The Right, at least, has a critique of bureaucracy. It's not a very good one. But at least it exists. The Left has none. As a result, when those who identify with the Left do have anything negative to say about bureaucracy, they are usually forced to adopt a watered-down version of the right-wing critique.
Unfortunately, Graeber does not exactly provide a clear plan for where to take that idea. Yes, we want less bureaucracy, whether or not that bureaucracy is run by the government or by corporations. The right has attacked the government, blaming it exclusively for the bureaucracy forced upon us, but this has simply allowed our freedom to be diminished under corporate bureaucracy and economic insecurity.

I would love to see the welfare state simplified by replacing the multitude of means tested programs with a basic income.
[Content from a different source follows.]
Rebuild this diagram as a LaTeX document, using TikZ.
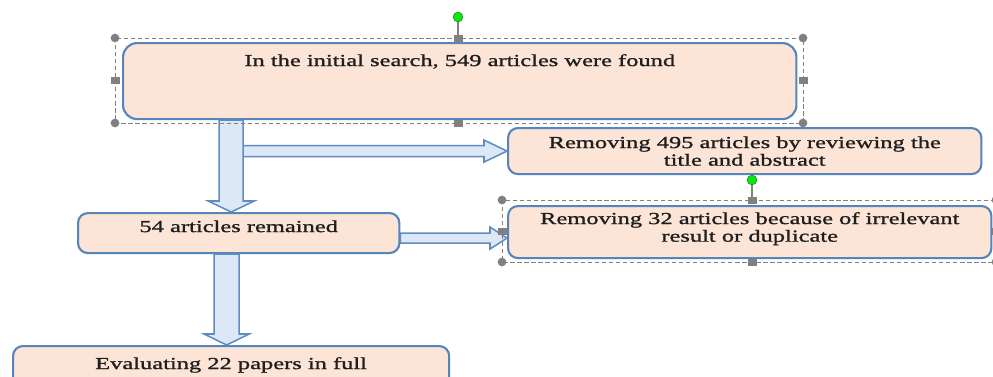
\documentclass[tikz,border=0pt]{standalone}
\usepackage{fontspec}
\setmainfont{Liberation Serif}[FakeStretch=1.45,FakeBold=1.2]
\usetikzlibrary{calc}
\definecolor{boxfill}{RGB}{252,229,215}
\definecolor{boxline}{RGB}{84,133,188}
\definecolor{arrowfill}{RGB}{220,232,246}
\definecolor{arrowline}{RGB}{96,140,194}
\definecolor{handlegray}{RGB}{128,128,128}
\definecolor{handlegreen}{RGB}{20,225,20}
\definecolor{textgray}{RGB}{30,30,30}
\begin{document}
\begin{tikzpicture}[x=0.025cm,y=-0.025cm,
    box/.style={draw=boxline, fill=boxfill, line width=1.5pt, rounded corners=7pt,
        inner sep=0pt, anchor=north west, text=textgray, font=\fontsize{12pt}{12.5pt}\selectfont},
    blockarrow/.style={draw=arrowline, fill=arrowfill, line width=1.1pt},
    selframe/.style={draw=handlegray, dash pattern=on 3pt off 2pt, line width=0.5pt},
    cornerhandle/.style={fill=handlegray},
    sidehandle/.style={fill=handlegray},
    rothandle/.style={fill=handlegreen, draw=green!50!black, line width=0.3pt}]
    \useasboundingbox (0,0) rectangle (993,376);
    \fill[white] (0,0) rectangle (993,376);
    % Cajas
    \node[box, rounded corners=10pt, minimum width=16.83cm, text height=0.575cm, text depth=1.325cm] (search) at (122,42)
        {In the initial search, 549 articles were found};
    \node[box, minimum width=11.83cm, text height=0.5cm, text depth=0.65cm] (title) at (507,127)
        {\begin{tabular}[t]{@{}c@{}}Removing 495 articles by reviewing the\\title and abstract\end{tabular}};
    \node[box, minimum width=8.03cm, text height=0.475cm, text depth=0.525cm] (remained) at (77,212)
        {54 articles remained};
    \node[box, minimum width=12.08cm, text height=0.45cm, text depth=0.85cm] (irrelevant) at (507,205)
        {\begin{tabular}[t]{@{}c@{}}Removing 32 articles because of irrelevant\\result or duplicate\end{tabular}};
    \node[box, minimum width=10.9cm, text height=0.575cm, text depth=0.675cm] (full) at (12,345)
        {Evaluating 22 papers in full};
    % Flechas
    \coordinate (t1) at ($(remained.north)+(-7.5,0)$);
    \coordinate (s1) at (t1 |- search.south);
    \coordinate (s2) at ($(t1 |- title.west)+(12,0)$);
    \draw[blockarrow] ($(s2)+(0,-5.5)$) -- ($(title.west)+(-23,-5.5)$) -- ($(title.west)+(-23,-11)$)
        -- (title.west) -- ($(title.west)+(-23,11)$) -- ($(title.west)+(-23,5.5)$) -- ($(s2)+(0,5.5)$) -- cycle;
    \draw[blockarrow] ($(s1)+(-12,0)$) -- ($(t1)+(-12,-11)$) -- ($(t1)+(-23,-11)$)
        -- (t1) -- ($(t1)+(23,-11)$) -- ($(t1)+(12,-11)$) -- ($(s1)+(12,0)$) -- cycle;
    \coordinate (s3) at ($(remained.east)+(0,5)$);
    \coordinate (t3) at (irrelevant.west |- s3);
    \draw[blockarrow] ($(s3)+(0,-5)$) -- ($(t3)+(-17,-5)$) -- ($(t3)+(-17,-11)$)
        -- (t3) -- ($(t3)+(-17,11)$) -- ($(t3)+(-17,5)$) -- ($(s3)+(0,5)$) -- cycle;
    \coordinate (t4) at ($(full.north)+(-4.5,0)$);
    \coordinate (s4) at (t4 |- remained.south);
    \draw[blockarrow] ($(s4)+(-12.5,0)$) -- ($(t4)+(-12.5,-11)$) -- ($(t4)+(-22.5,-11)$)
        -- (t4) -- ($(t4)+(22.5,-11)$) -- ($(t4)+(12.5,-11)$) -- ($(s4)+(12.5,0)$) -- cycle;
    % Seleccion de la primera caja
    \draw[selframe] (115,38) rectangle (803,123);
    \draw[handlegray, line width=1pt] (458,21) -- (458,38);
    \draw[rothandle] (458,17) circle (3.5pt);
    \fill[cornerhandle] (115,38) circle (3.1pt);
    \fill[cornerhandle] (803,38) circle (3.1pt);
    \fill[cornerhandle] (115,123) circle (3.1pt);
    \fill[cornerhandle] (803,123) circle (3.1pt);
    \fill[sidehandle] (453.5,34.5) rectangle (462.5,41.5);
    \fill[sidehandle] (453.5,119.5) rectangle (462.5,126.5);
    \fill[sidehandle] (110.5,76.5) rectangle (119.5,83.5);
    \fill[sidehandle] (798.5,76.5) rectangle (807.5,83.5);
    % Seleccion de la cuarta caja
    \draw[selframe] (502,200) rectangle (996,262);
    \draw[handlegray, line width=1pt] (752,184) -- (752,200);
    \draw[rothandle] (752,180) circle (3.5pt);
    \fill[cornerhandle] (502,200) circle (3.1pt);
    \fill[cornerhandle] (996,200) circle (3.1pt);
    \fill[cornerhandle] (502,262) circle (3.1pt);
    \fill[cornerhandle] (996,262) circle (3.1pt);
    \fill[sidehandle] (747.5,196.5) rectangle (756.5,203.5);
    \fill[sidehandle] (747.5,258.5) rectangle (756.5,265.5);
    \fill[sidehandle] (497.5,227.5) rectangle (506.5,234.5);
    \fill[sidehandle] (991.5,227.5) rectangle (1000.5,234.5);
\end{tikzpicture}
\end{document}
Or the ending of the war on drugs and an emptying of prisons. Or a single payer healthcare system so that healthcare is guaranteed and people do not have to worry about the bureaucracy of private health insurance companies.

Some plans to decrease economic inequality and insecurity proceed by placing more power in the hands of the government, and that must be treated cautiously. As much as I hate the right for taking the position that all regulations and taxes are bad, the left is too often not willing to fight against taxes or regulations that end up harming the poor. At the local level here in San Francisco, it is easy to see so called progressive fighting for housing policies that evidence shows are harmful to the poor, harmful to immigrants, and primarily serve to benefit wealthy homeowners. Hell, if the conflict between the DSA and  YIMBY advocates can be resolved, I will throw my hat in with whatever group results from that.
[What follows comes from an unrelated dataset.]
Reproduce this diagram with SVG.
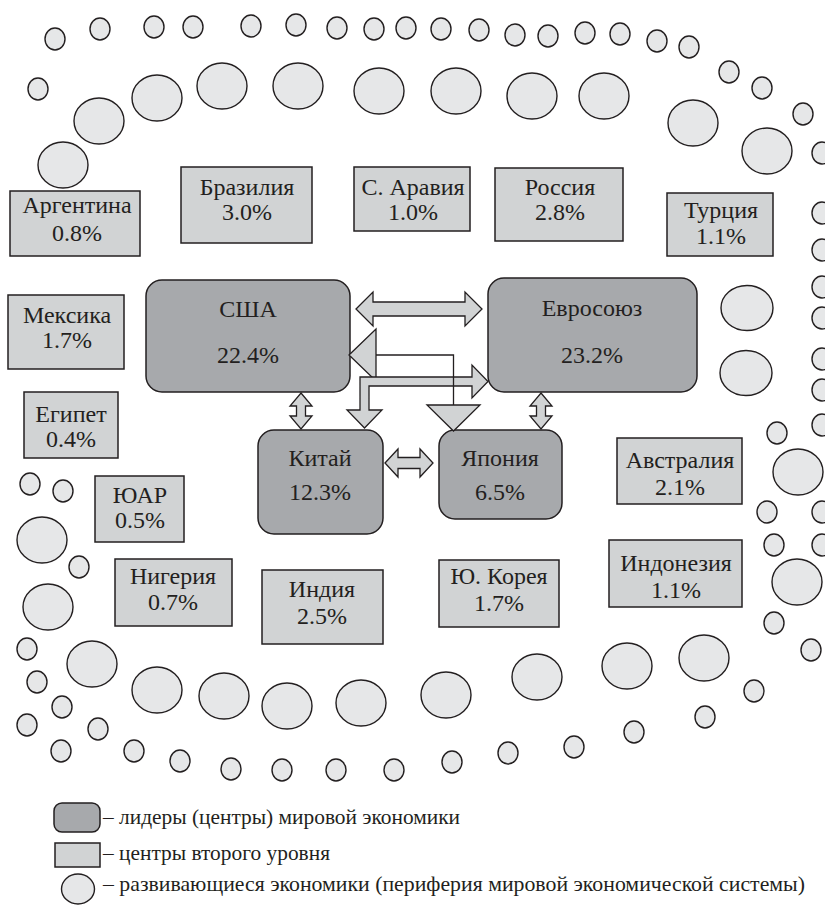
<svg xmlns="http://www.w3.org/2000/svg" width="825" height="905" viewBox="0 0 825 905">
<style>
.lead{fill:#a7a9ac;stroke:#231f20;stroke-width:1.5}
.sec{fill:#d1d3d4;stroke:#231f20;stroke-width:1.5}
.per ellipse{fill:#e6e7e8;stroke:#231f20;stroke-width:1.4}
.arr{fill:#d1d3d4;stroke:#231f20;stroke-width:1.3;stroke-linejoin:miter}
.ln{fill:none;stroke:#231f20;stroke-width:1.3}
.t{font-size:24px;text-anchor:middle;fill:#231f20}
.lg{font-size:21px;fill:#231f20}
</style>
<rect width="825" height="905" fill="#ffffff"/>
<g id="periphery" class="per">
<ellipse cx="55" cy="39" rx="10" ry="11"/><ellipse cx="100" cy="29" rx="10" ry="11"/><ellipse cx="154" cy="27" rx="10" ry="11"/><ellipse cx="193" cy="27" rx="10" ry="11"/><ellipse cx="251" cy="26" rx="10" ry="11"/><ellipse cx="296" cy="25" rx="10" ry="11"/><ellipse cx="337" cy="28" rx="10" ry="11"/><ellipse cx="374" cy="29" rx="10" ry="11"/><ellipse cx="406" cy="28" rx="10" ry="11"/><ellipse cx="441" cy="29" rx="10" ry="11"/><ellipse cx="479" cy="30" rx="10" ry="11"/><ellipse cx="515" cy="35" rx="10" ry="11"/><ellipse cx="548" cy="36" rx="10" ry="11"/><ellipse cx="585" cy="33" rx="10" ry="11"/><ellipse cx="620" cy="34" rx="10" ry="11"/><ellipse cx="657" cy="41" rx="10" ry="11"/><ellipse cx="689" cy="47" rx="10" ry="11"/>
<ellipse cx="729" cy="72" rx="10" ry="11"/><ellipse cx="762" cy="88" rx="10" ry="11"/><ellipse cx="803" cy="114" rx="10" ry="11"/><ellipse cx="822" cy="153" rx="10" ry="11"/>
<ellipse cx="38" cy="89" rx="10" ry="11"/>
<ellipse cx="63" cy="165" rx="25" ry="23"/><ellipse cx="99" cy="121" rx="25" ry="23"/><ellipse cx="157" cy="98" rx="25" ry="23"/><ellipse cx="222" cy="86" rx="25" ry="23"/><ellipse cx="298" cy="86" rx="25" ry="23"/><ellipse cx="379" cy="91" rx="25" ry="23"/><ellipse cx="456" cy="91" rx="25" ry="23"/><ellipse cx="532" cy="96" rx="25" ry="23"/><ellipse cx="604" cy="96" rx="25" ry="23"/><ellipse cx="693" cy="123" rx="25" ry="23"/><ellipse cx="767" cy="151" rx="25" ry="23"/>
<ellipse cx="747" cy="308" rx="26" ry="22.5"/><ellipse cx="746" cy="373" rx="26" ry="22.5"/>
<ellipse cx="822" cy="213" rx="10" ry="11"/><ellipse cx="822" cy="250" rx="10" ry="11"/><ellipse cx="822" cy="287" rx="10" ry="11"/><ellipse cx="822" cy="318" rx="10" ry="11"/><ellipse cx="822" cy="359" rx="10" ry="11"/><ellipse cx="822" cy="390" rx="10" ry="11"/><ellipse cx="822" cy="425" rx="10" ry="11"/><ellipse cx="822" cy="512" rx="10" ry="11"/><ellipse cx="822" cy="545" rx="10" ry="11"/>
<ellipse cx="777" cy="433" rx="10" ry="11"/><ellipse cx="798" cy="472" rx="25" ry="23"/><ellipse cx="767" cy="512" rx="10" ry="11"/><ellipse cx="774" cy="545" rx="10" ry="11"/><ellipse cx="797" cy="582" rx="25" ry="23"/><ellipse cx="774" cy="623" rx="10" ry="11"/><ellipse cx="811" cy="650" rx="10" ry="11"/>
<ellipse cx="30" cy="484" rx="10" ry="11"/><ellipse cx="63" cy="491" rx="10" ry="11"/><ellipse cx="42" cy="540" rx="25" ry="23"/><ellipse cx="79" cy="567" rx="10" ry="11"/><ellipse cx="48" cy="607" rx="25" ry="23"/>
<ellipse cx="27" cy="649" rx="10" ry="11"/><ellipse cx="92" cy="664" rx="25" ry="23"/><ellipse cx="37" cy="682" rx="10" ry="11"/><ellipse cx="62" cy="707" rx="10" ry="11"/><ellipse cx="27" cy="725" rx="10" ry="11"/><ellipse cx="98" cy="729" rx="10" ry="11"/><ellipse cx="61" cy="751" rx="10" ry="11"/><ellipse cx="134" cy="751" rx="10" ry="11"/><ellipse cx="180" cy="761" rx="10" ry="11"/><ellipse cx="231" cy="769" rx="10" ry="11"/><ellipse cx="282" cy="770" rx="10" ry="11"/><ellipse cx="336" cy="770" rx="10" ry="11"/><ellipse cx="394" cy="770" rx="10" ry="11"/><ellipse cx="452" cy="762" rx="10" ry="11"/><ellipse cx="508" cy="753" rx="10" ry="11"/><ellipse cx="574" cy="747" rx="10" ry="11"/><ellipse cx="634" cy="732" rx="10" ry="11"/><ellipse cx="705" cy="717" rx="10" ry="11"/><ellipse cx="754" cy="691" rx="10" ry="11"/>
<ellipse cx="157" cy="690" rx="25" ry="23"/><ellipse cx="224" cy="696" rx="25" ry="23"/><ellipse cx="287" cy="706" rx="25" ry="23"/><ellipse cx="361" cy="703" rx="25" ry="23"/><ellipse cx="446" cy="695" rx="25" ry="23"/><ellipse cx="537" cy="677" rx="25" ry="23"/><ellipse cx="627" cy="666" rx="25" ry="23"/><ellipse cx="704" cy="658" rx="25" ry="23"/>
</g>
<g font-family="'Liberation Serif', 'DejaVu Serif', serif">
<g id="argentina"><rect class="sec" x="10" y="191" width="130" height="65"/><text class="t" x="77" y="213">Аргентина</text><text class="t" x="77" y="241">0.8%</text></g>
<g id="brazil"><rect class="sec" x="181" y="167" width="131" height="76"/><text class="t" x="247" y="195">Бразилия</text><text class="t" x="247" y="220">3.0%</text></g>
<g id="saudi"><rect class="sec" x="354" y="167" width="116" height="64"/><text class="t" x="413" y="195">С. Аравия</text><text class="t" x="413" y="220">1.0%</text></g>
<g id="russia"><rect class="sec" x="495" y="168" width="128" height="73"/><text class="t" x="560" y="195">Россия</text><text class="t" x="560" y="220">2.8%</text></g>
<g id="turkey"><rect class="sec" x="667" y="193" width="106" height="63"/><text class="t" x="721" y="218">Турция</text><text class="t" x="721" y="244">1.1%</text></g>
<g id="mexico"><rect class="sec" x="8" y="295" width="116" height="74"/><text class="t" x="67" y="323">Мексика</text><text class="t" x="67" y="348">1.7%</text></g>
<g id="egypt"><rect class="sec" x="24" y="392" width="94" height="66"/><text class="t" x="71" y="422">Египет</text><text class="t" x="71" y="447">0.4%</text></g>
<g id="sar"><rect class="sec" x="95" y="476" width="89" height="66"/><text class="t" x="140" y="503">ЮАР</text><text class="t" x="140" y="528">0.5%</text></g>
<g id="nigeria"><rect class="sec" x="115" y="559" width="117" height="67"/><text class="t" x="173" y="584">Нигерия</text><text class="t" x="173" y="610">0.7%</text></g>
<g id="india"><rect class="sec" x="262" y="570" width="121" height="74"/><text class="t" x="322" y="597">Индия</text><text class="t" x="322" y="624">2.5%</text></g>
<g id="skorea"><rect class="sec" x="439" y="560" width="120" height="67"/><text class="t" x="499" y="584">Ю. Корея</text><text class="t" x="499" y="611">1.7%</text></g>
<g id="australia"><rect class="sec" x="617" y="438" width="125" height="66"/><text class="t" x="680" y="468">Австралия</text><text class="t" x="680" y="495">2.1%</text></g>
<g id="indonesia"><rect class="sec" x="609" y="540" width="133" height="67"/><text class="t" x="676" y="571">Индонезия</text><text class="t" x="676" y="598">1.1%</text></g>
<g id="usa"><rect class="lead" x="146" y="280" width="204" height="112" rx="16"/><text class="t" x="248" y="317">США</text><text class="t" x="248" y="363">22.4%</text></g>
<g id="eu"><rect class="lead" x="488" y="278" width="209" height="114" rx="16"/><text class="t" x="592" y="316">Евросоюз</text><text class="t" x="592" y="363">23.2%</text></g>
<g id="china"><rect class="lead" x="258" y="430" width="125" height="104" rx="16"/><text class="t" x="320" y="466">Китай</text><text class="t" x="320" y="500">12.3%</text></g>
<g id="japan"><rect class="lead" x="439" y="430" width="123" height="89" rx="16"/><text class="t" x="500" y="466">Япония</text><text class="t" x="500" y="500">6.5%</text></g>
<g id="legend">
<rect class="lead" x="54" y="803" width="46" height="29" rx="8"/>
<rect class="sec" x="55" y="843" width="45" height="24"/>
<ellipse cx="78" cy="889" rx="16.5" ry="15" fill="#e6e7e8" stroke="#231f20" stroke-width="1.4"/>
<text class="lg" x="103" y="824" textLength="357" lengthAdjust="spacingAndGlyphs">– лидеры (центры) мировой экономики</text>
<text class="lg" x="103" y="860" textLength="227" lengthAdjust="spacingAndGlyphs">– центры второго уровня</text>
<text class="lg" x="103" y="891" textLength="702" lengthAdjust="spacingAndGlyphs">– развивающиеся экономики (периферия мировой экономической системы)</text>
</g>
</g>
<g id="connectors">
<path class="arr" d="M356,309 L373,292 L373,302 L465,302 L465,292 L482,309 L465,326 L465,316 L373,316 L373,326 Z"/>
<path class="arr" d="M349,355 L376,329 L376,381 Z"/>
<path class="arr" d="M364.5,428 L347,410 L360,410 L360,377 L472,377 L472,365 L488,381.5 L472,398 L472,386 L369,386 L369,410 L382,410 Z"/>
<path class="arr" d="M427,405 L480,405 L453.5,431 Z"/>
<path class="ln" d="M376,355 L453.5,355 L453.5,405"/>
<path class="arr" d="M301,393 L312,406 L305.5,406 L305.5,416 L312,416 L301,429 L290,416 L296.5,416 L296.5,406 L290,406 Z"/>
<path class="arr" d="M541,393 L552,406 L545.5,406 L545.5,416 L552,416 L541,429 L530,416 L536.5,416 L536.5,406 L530,406 Z"/>
<path class="arr" d="M385,463 L398,449 L398,457.5 L420,457.5 L420,449 L433,463 L420,477 L420,468.5 L398,468.5 L398,477 Z"/>
</g>
</svg>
The left needs a more coherent plan. Yes, we want less poverty and inequality. Yes, the world is complicated and regulation often has unintended consequences. Great. We have generalizations and hand waviness that has lead the Democratic party to an uninspiring muddle. While for me, non throwing more than twenty million people off of their health insurance is a perfectly good reason to vote for the Democrats, the electoral track record of the last few years shows something far more is needed.

The right-wing economic policy that has been pushed through over the last 40 years was built up for decades before it became politically viable. The Mont Pelerin Society started laying the foundation of neoliberalism in 1947, and it took until the stagflation of the 1970's before it leapt onto the national stage and then became the default under Reagan.

The left is still thrashing about for such a plan. There has been some movement with Piketty and talk of universal basic income, but it is still incredibly formative. The left needs that new model twenty years ago. When the financial crises and the Great Recession hit in 2007 and 2008, there was no change in direction. There will be more crises in the next few decades, and some will be worse than 07-08. Either another financial collapse, or economic dislocation brought about by advances in AI, or rising sea levels and climate change causing refugees and starvation.

It is easy to state ambitious goals. The elimination of poverty, the elimination of institutional racism, a Gini index below 30, a reduction in atmospheric CO2 below 350 ppm, tuition-free public universities, housing for all, and a transparent and non-corrupt government. To be able to make such a platform that is not dismissed by the majority of the electorate as unrealistic or unacheivable, there needs to be plan. To then make it a movement, there needs to be a story for people to believe in.